Compression is NOT REQUIRED for all document transfers, however if compression is agreed upon between training partners then the following requirements MUST be met.
It is REQUIRED at a minimum to use gzip as the algorithm for compression and others can be used as agreed upon by trading partners. At this time, algorithms other than gzip MUST be negotiated out of band between trading partners. In future, this negotiation of algorithm capabilities SHOULD be dynamic between web servers in the headers or described in CPA and WS-Policy element
It is RECOMMENDED that:
Dynamic HTTP compression be used on Web Servers listening on HTTP endpoints that do not use SSL or transport level security. At this point, it is also REQUIRED that an agreement exist between both trading partners before implementing dynamic HTTP compression.

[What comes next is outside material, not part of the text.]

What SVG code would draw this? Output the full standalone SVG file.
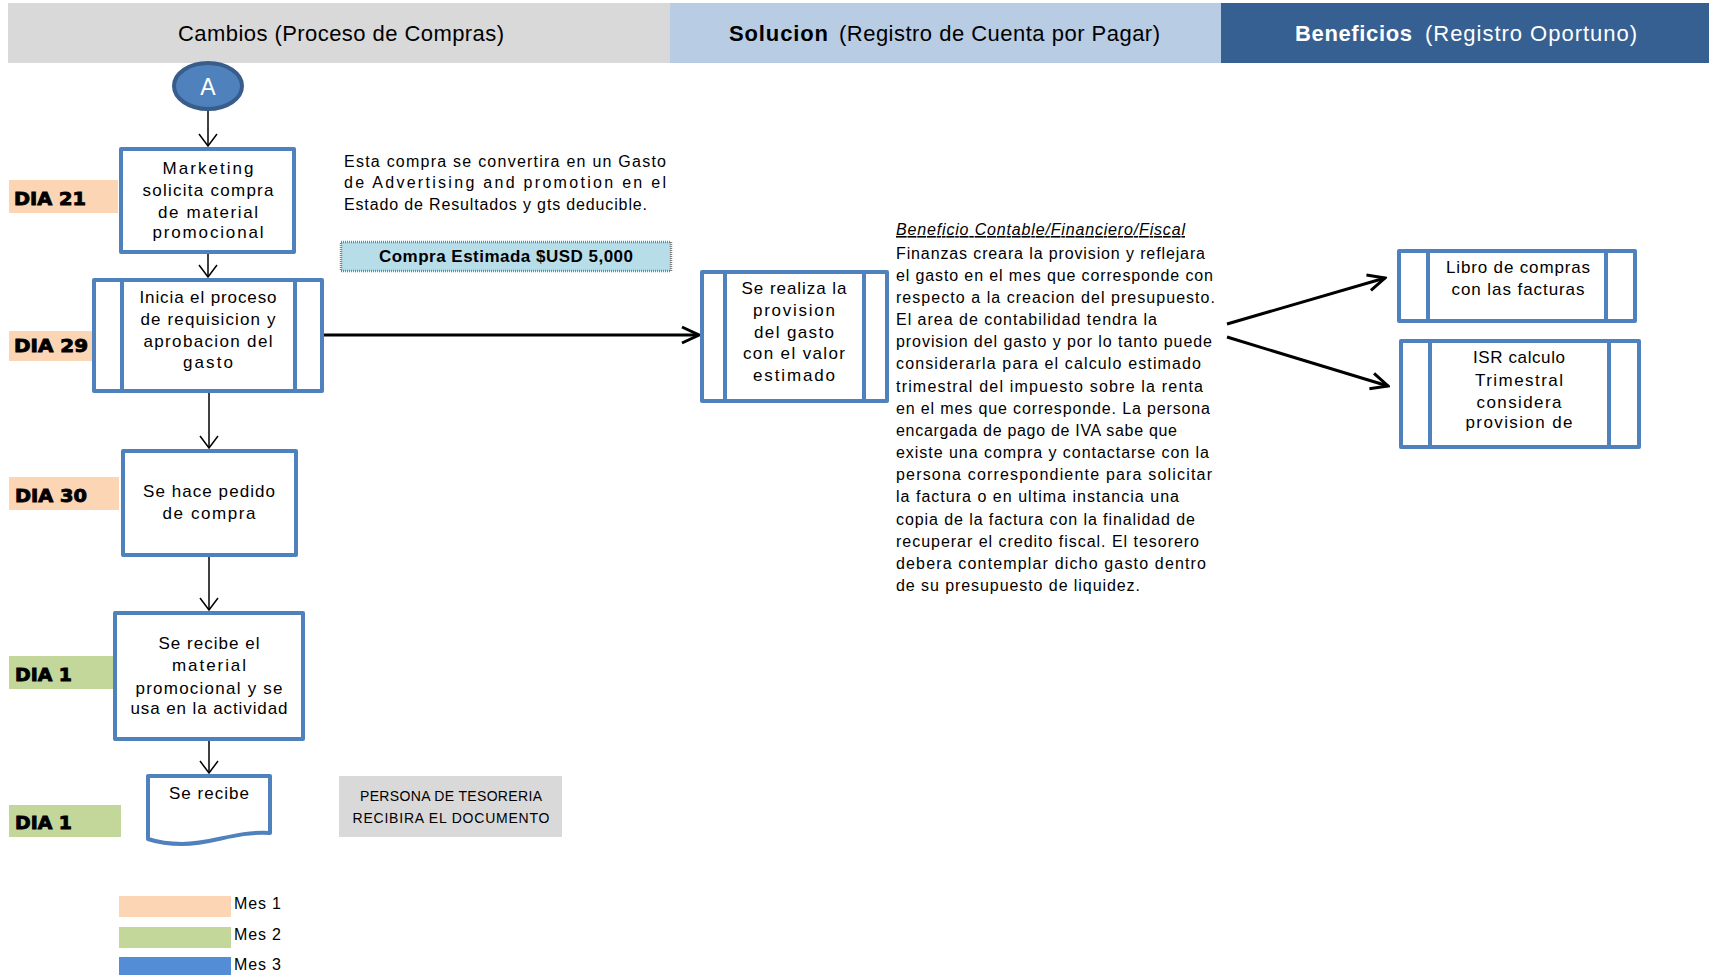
<svg xmlns="http://www.w3.org/2000/svg" width="1709" height="975" viewBox="0 0 1709 975">
<style>
text{font-family:"Liberation Sans",Arial,sans-serif;fill:#000}
.hd{font-size:22px}
.hb{font-size:22px;font-weight:bold}
.bx{font-size:17px;text-anchor:middle}
.p{font-size:16px}
.day{font-family:"DejaVu Sans","Liberation Sans",sans-serif;font-size:18px;font-weight:bold;stroke:#000;stroke-width:0.9}
.box{fill:#fff;stroke:#4F81BD;stroke-width:4;stroke-linejoin:round}
.in{stroke:#4F81BD;stroke-width:4}
.c1{fill:#FCD5B4}
.c2{fill:#C4D79B}
.c3{fill:#538DD5}
.cn{stroke:#000;fill:none}
.thin{stroke-width:1.5}
.thick{stroke-width:3}
.leg{font-size:16px}
</style>
<defs>
<marker id="ah" viewBox="-14 -11 16 22" markerWidth="16" markerHeight="22" refX="0" refY="0" orient="auto" markerUnits="userSpaceOnUse">
<path d="M-12,-9 L0,0 L-12,9" fill="none" stroke="#000" stroke-width="1.5"/>
</marker>
<marker id="ahb" viewBox="-20 -11 22 22" markerWidth="22" markerHeight="22" refX="0" refY="0" orient="auto" markerUnits="userSpaceOnUse">
<path d="M-17,-8 L0,0 L-17,8" fill="none" stroke="#000" stroke-width="3"/>
</marker>
</defs>

<g id="header">
<rect x="8" y="3" width="662" height="60" fill="#D9D9D9"/>
<rect x="670" y="3" width="551" height="60" fill="#B8CCE4"/>
<rect x="1221" y="3" width="488" height="60" fill="#366092"/>
<text class="hd" x="178" y="41" textLength="326">Cambios (Proceso de Compras)</text>
<text class="hb" x="729" y="41" textLength="99">Solucion</text>
<text class="hd" x="839" y="41" textLength="321">(Registro de Cuenta por Pagar)</text>
<text class="hb" x="1295" y="41" textLength="117" style="fill:#fff">Beneficios</text>
<text class="hd" x="1425" y="41" textLength="212" style="fill:#fff">(Registro Oportuno)</text>
</g>

<g id="connectors">
<line class="cn thin" x1="208" y1="111" x2="208" y2="146" marker-end="url(#ah)"/>
<line class="cn thin" x1="208" y1="254" x2="208" y2="277" marker-end="url(#ah)"/>
<line class="cn thick" x1="324" y1="335" x2="699" y2="335" marker-end="url(#ahb)"/>
<line class="cn thin" x1="209" y1="393" x2="209" y2="448" marker-end="url(#ah)"/>
<line class="cn thin" x1="209" y1="557" x2="209" y2="610" marker-end="url(#ah)"/>
<line class="cn thin" x1="209" y1="741" x2="209" y2="773" marker-end="url(#ah)"/>
<line class="cn thick" x1="1227" y1="324" x2="1385" y2="278" marker-end="url(#ahb)"/>
<line class="cn thick" x1="1227" y1="337" x2="1388" y2="386" marker-end="url(#ahb)"/>
</g>

<g id="nodeA">
<ellipse cx="208" cy="86" rx="34" ry="23" fill="#4F81BD" stroke="#385D8A" stroke-width="4"/>
<text x="208" y="95" font-size="23" text-anchor="middle" style="fill:#fff">A</text>
</g>

<g id="day21"><rect class="c1" x="9" y="180" width="109" height="33"/><text class="day" x="14" y="205" textLength="72" lengthAdjust="spacingAndGlyphs">DIA 21</text></g>
<g id="day29"><rect class="c1" x="9" y="331" width="83" height="30"/><text class="day" x="14" y="352" textLength="74" lengthAdjust="spacingAndGlyphs">DIA 29</text></g>
<g id="day30"><rect class="c1" x="9" y="477" width="110" height="33"/><text class="day" x="15" y="502" textLength="72" lengthAdjust="spacingAndGlyphs">DIA 30</text></g>
<g id="day1a"><rect class="c2" x="9" y="656" width="104" height="33"/><text class="day" x="15" y="681" textLength="57" lengthAdjust="spacingAndGlyphs">DIA 1</text></g>
<g id="day1b"><rect class="c2" x="9" y="805" width="112" height="32"/><text class="day" x="15" y="829" textLength="57" lengthAdjust="spacingAndGlyphs">DIA 1</text></g>

<g id="box1">
<rect class="box" x="121" y="149" width="173" height="103"/>
<text class="bx" x="208" y="174" textLength="91">Marketing</text>
<text class="bx" x="208" y="196" textLength="131">solicita compra</text>
<text class="bx" x="208" y="218" textLength="100">de material</text>
<text class="bx" x="208" y="238" textLength="111">promocional</text>
</g>

<g id="note1">
<text class="p" x="344" y="167" textLength="322">Esta compra se convertira en un Gasto</text>
<text class="p" x="344" y="188" textLength="322">de Advertising and promotion en el</text>
<text class="p" x="344" y="210" textLength="303">Estado de Resultados y gts deducible.</text>
</g>

<g id="compraEstimada">
<rect x="341" y="242" width="330" height="29" fill="#B7DEE8" stroke="#7F7F7F" stroke-width="2.5" stroke-dasharray="1 1"/>
<text x="506" y="262" font-size="17" font-weight="bold" text-anchor="middle" textLength="254">Compra Estimada $USD 5,000</text>
</g>

<g id="box2">
<rect class="box" x="94" y="280" width="228" height="111"/>
<line class="in" x1="122" y1="280" x2="122" y2="391"/>
<line class="in" x1="295" y1="280" x2="295" y2="391"/>
<text class="bx" x="208" y="303" textLength="137">Inicia el proceso</text>
<text class="bx" x="208" y="325" textLength="135">de requisicion y</text>
<text class="bx" x="208" y="347" textLength="129">aprobacion del</text>
<text class="bx" x="208" y="368" textLength="50">gasto</text>
</g>

<g id="box3">
<rect class="box" x="702" y="272" width="185" height="129"/>
<line class="in" x1="725" y1="272" x2="725" y2="401"/>
<line class="in" x1="864" y1="272" x2="864" y2="401"/>
<text class="bx" x="794" y="294" textLength="105">Se realiza la</text>
<text class="bx" x="794" y="316" textLength="82">provision</text>
<text class="bx" x="794" y="338" textLength="80">del gasto</text>
<text class="bx" x="794" y="359" textLength="102">con el valor</text>
<text class="bx" x="794" y="381" textLength="82">estimado</text>
</g>

<g id="benefit">
<text class="p" x="896" y="235" textLength="289" font-style="italic" text-decoration="underline">Beneficio Contable/Financiero/Fiscal</text>
<text class="p" x="896" y="259" textLength="309">Finanzas creara la provision y reflejara</text>
<text class="p" x="896" y="281" textLength="317">el gasto en el mes que corresponde con</text>
<text class="p" x="896" y="303" textLength="319">respecto a la creacion del presupuesto.</text>
<text class="p" x="896" y="325" textLength="261">El area de contabilidad tendra la</text>
<text class="p" x="896" y="347" textLength="316">provision del gasto y por lo tanto puede</text>
<text class="p" x="896" y="369" textLength="305">considerarla para el calculo estimado</text>
<text class="p" x="896" y="392" textLength="307">trimestral del impuesto sobre la renta</text>
<text class="p" x="896" y="414" textLength="314">en el mes que corresponde. La persona</text>
<text class="p" x="896" y="436" textLength="281">encargada de pago de IVA sabe que</text>
<text class="p" x="896" y="458" textLength="313">existe una compra y contactarse con la</text>
<text class="p" x="896" y="480" textLength="316">persona correspondiente para solicitar</text>
<text class="p" x="896" y="502" textLength="283">la factura o en ultima instancia una</text>
<text class="p" x="896" y="525" textLength="299">copia de la factura con la finalidad de</text>
<text class="p" x="896" y="547" textLength="303">recuperar el credito fiscal. El tesorero</text>
<text class="p" x="896" y="569" textLength="310">debera contemplar dicho gasto dentro</text>
<text class="p" x="896" y="591" textLength="244">de su presupuesto de liquidez.</text>
</g>

<g id="box4">
<rect class="box" x="1399" y="251" width="236" height="70"/>
<line class="in" x1="1428" y1="251" x2="1428" y2="321"/>
<line class="in" x1="1606" y1="251" x2="1606" y2="321"/>
<text class="bx" x="1518" y="273" textLength="144">Libro de compras</text>
<text class="bx" x="1518" y="295" textLength="133">con las facturas</text>
</g>

<g id="box5">
<rect class="box" x="1401" y="341" width="238" height="106"/>
<line class="in" x1="1430" y1="341" x2="1430" y2="447"/>
<line class="in" x1="1609" y1="341" x2="1609" y2="447"/>
<text class="bx" x="1519" y="363" textLength="92">ISR calculo</text>
<text class="bx" x="1519" y="386" textLength="88">Trimestral</text>
<text class="bx" x="1519" y="408" textLength="85">considera</text>
<text class="bx" x="1519" y="428" textLength="107">provision de</text>
</g>

<g id="box6">
<rect class="box" x="123" y="451" width="173" height="104"/>
<text class="bx" x="209" y="497" textLength="132">Se hace pedido</text>
<text class="bx" x="209" y="519" textLength="93">de compra</text>
</g>

<g id="box7">
<rect class="box" x="115" y="613" width="188" height="126"/>
<text class="bx" x="209" y="649" textLength="101">Se recibe el</text>
<text class="bx" x="209" y="671" textLength="74">material</text>
<text class="bx" x="209" y="694" textLength="147">promocional y se</text>
<text class="bx" x="209" y="714" textLength="157">usa en la actividad</text>
</g>

<g id="doc">
<path class="box" d="M148,776 H270 V833 C234,831 214,844 182,844 C168,844 157,842 148,839 Z"/>
<text class="bx" x="209" y="799" textLength="80">Se recibe</text>
</g>

<g id="tesoreria">
<rect x="339" y="776" width="223" height="61" fill="#D9D9D9"/>
<text x="451" y="801" font-size="14" text-anchor="middle" textLength="182">PERSONA DE TESORERIA</text>
<text x="451" y="823" font-size="14" text-anchor="middle" textLength="197">RECIBIRA EL DOCUMENTO</text>
</g>

<g id="legend">
<rect class="c1" x="119" y="896" width="112" height="21"/>
<text class="leg" x="234" y="909" textLength="47">Mes 1</text>
<rect class="c2" x="119" y="927" width="112" height="21"/>
<text class="leg" x="234" y="940" textLength="47">Mes 2</text>
<rect class="c3" x="119" y="957" width="112" height="18"/>
<text class="leg" x="234" y="970" textLength="47">Mes 3</text>
</g>
</svg>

It is RECOMMENDED that static compression not be used on Web Servers listening on HTTP endpoints due to the dynamic nature of XML data.
Care MUST be taken with SSL and compression that SSL occurs below the compression, such that payloads are encrypted first then compressed second.
Architectures can be configured to support both SSL and HTTP compression in standard ways using network devices. While this document does not dictate any physical hardware or network infrastructure, the following is explicitly noted.
When hardware (card) base SSL processing is used, it is REQUIRED that the Web Server listening on HTTP endpoint inherently support dynamic compression in addition to and along with SSL either out of the box or through the use of third party plug-ins.
When network device based SSL processing is used it MAY be possible to use the HTTP compression on the web server, in the same way as usual HTTP. Since the Web Server listening on HTTP endpoint is oblivious to the client and encryption it is REQUIRED to support dynamic compression.
The SOAP envelope of an ebMS message will never be compressed so that routing information can be available without the need for decompression.
In ebMS, the BOD payload will be compressed when the payload exceeds 1MegaByte. The MIME content-type will indicate if the payload attachment needs to be decompressed.
When building an outbound ebMS message, the SOAP envelope and the STAR BOD will each exist in their own MIME part according to the (SWA) SOAP with Attachments standard. The first MIME part will contain the SOAP header and body for routing of the attachment/s. This MIME part will never be compressed. The second and any additional MIME parts will consist of STAR BODs. These MIME parts will indicate if the BOD is compress based on the value of the content-type. A compressed BOD will indicate that the content-type is application/gzip, (which is the globally expected standard MIME description of a file compressed with gzip). A small BOD less then 1 MB in size will not be compressed and its MIME type will be application/xml (globally expected MIME description for an XML document). As the receiving endpoint processes these MIME parts, the first MIME part will always contain the ebMS SOAP envelope for routing information while the second MIME part (and any additional MIME parts) will contain BODs. The MIME content-type will let the receiver know if decompression is required before parsing the attached BOD. Any part that is described with a content-type of application/gzip will be decompressed before it is parsed, if the content-type = application/xml decompression will not be required and the MIME part will be parsed as regular XML.